**PROBLEM REQUIREMENTS:** Repeat exactly the stretch of lines from the line containing "Rebuild this chart" through the line containing "import pandas as pd", both included, and nothing else.

**TASK DATA:**

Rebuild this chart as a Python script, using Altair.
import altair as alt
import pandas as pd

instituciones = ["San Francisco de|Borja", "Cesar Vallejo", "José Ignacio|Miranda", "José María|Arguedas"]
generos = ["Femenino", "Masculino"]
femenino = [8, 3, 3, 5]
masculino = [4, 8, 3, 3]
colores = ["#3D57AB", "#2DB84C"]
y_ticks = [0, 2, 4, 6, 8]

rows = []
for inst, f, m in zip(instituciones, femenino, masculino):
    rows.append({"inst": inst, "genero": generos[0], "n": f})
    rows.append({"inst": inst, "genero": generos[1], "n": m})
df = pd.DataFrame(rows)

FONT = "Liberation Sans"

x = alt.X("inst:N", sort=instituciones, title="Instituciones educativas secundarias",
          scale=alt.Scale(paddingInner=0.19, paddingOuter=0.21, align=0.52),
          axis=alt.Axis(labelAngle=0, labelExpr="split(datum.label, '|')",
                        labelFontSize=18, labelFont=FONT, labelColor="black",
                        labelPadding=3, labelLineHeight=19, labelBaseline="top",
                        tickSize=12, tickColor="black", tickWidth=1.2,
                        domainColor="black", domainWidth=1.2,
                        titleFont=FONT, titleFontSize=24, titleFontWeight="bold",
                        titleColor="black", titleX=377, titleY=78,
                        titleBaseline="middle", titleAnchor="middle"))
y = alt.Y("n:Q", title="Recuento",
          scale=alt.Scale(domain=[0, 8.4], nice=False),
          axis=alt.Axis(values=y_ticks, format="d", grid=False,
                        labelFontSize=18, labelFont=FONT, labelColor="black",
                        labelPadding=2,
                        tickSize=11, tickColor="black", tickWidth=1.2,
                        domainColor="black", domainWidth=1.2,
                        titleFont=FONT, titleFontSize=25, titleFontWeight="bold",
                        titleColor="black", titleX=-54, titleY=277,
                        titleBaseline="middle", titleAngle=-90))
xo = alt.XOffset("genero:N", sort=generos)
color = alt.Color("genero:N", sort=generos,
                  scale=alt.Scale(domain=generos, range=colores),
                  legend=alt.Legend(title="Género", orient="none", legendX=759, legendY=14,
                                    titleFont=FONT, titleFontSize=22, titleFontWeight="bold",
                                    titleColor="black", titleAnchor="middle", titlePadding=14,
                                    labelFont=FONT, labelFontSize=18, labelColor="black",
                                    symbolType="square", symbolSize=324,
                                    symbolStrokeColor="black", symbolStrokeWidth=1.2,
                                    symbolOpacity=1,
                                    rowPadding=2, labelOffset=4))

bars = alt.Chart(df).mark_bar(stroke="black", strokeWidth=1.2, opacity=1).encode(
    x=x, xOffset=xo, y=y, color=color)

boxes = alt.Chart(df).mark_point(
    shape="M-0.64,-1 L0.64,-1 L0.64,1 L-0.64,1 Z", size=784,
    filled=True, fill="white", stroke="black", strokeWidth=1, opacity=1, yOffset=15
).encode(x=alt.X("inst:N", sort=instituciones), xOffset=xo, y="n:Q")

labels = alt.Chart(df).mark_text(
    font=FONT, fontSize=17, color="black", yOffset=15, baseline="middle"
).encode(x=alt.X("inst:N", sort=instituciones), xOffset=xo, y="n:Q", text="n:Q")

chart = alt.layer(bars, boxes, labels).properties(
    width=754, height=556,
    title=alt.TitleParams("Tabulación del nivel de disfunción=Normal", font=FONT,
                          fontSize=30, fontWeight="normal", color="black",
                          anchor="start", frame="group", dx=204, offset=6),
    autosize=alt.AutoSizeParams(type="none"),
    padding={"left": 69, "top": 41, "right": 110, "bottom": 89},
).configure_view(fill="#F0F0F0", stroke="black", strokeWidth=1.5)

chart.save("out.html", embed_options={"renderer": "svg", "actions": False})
==
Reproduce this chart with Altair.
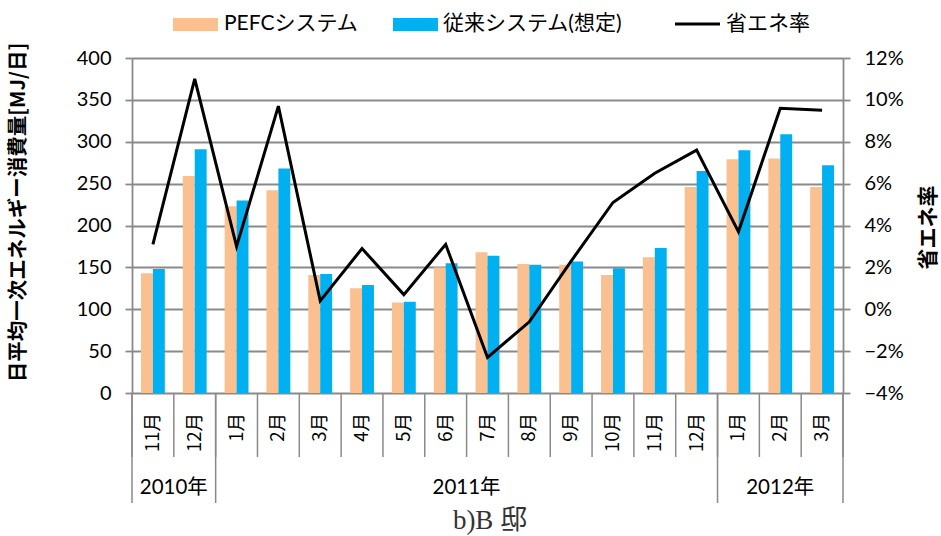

**THE RESULT:**
Rebuild this chart as a Python script, using Altair.
import altair as alt
import pandas as pd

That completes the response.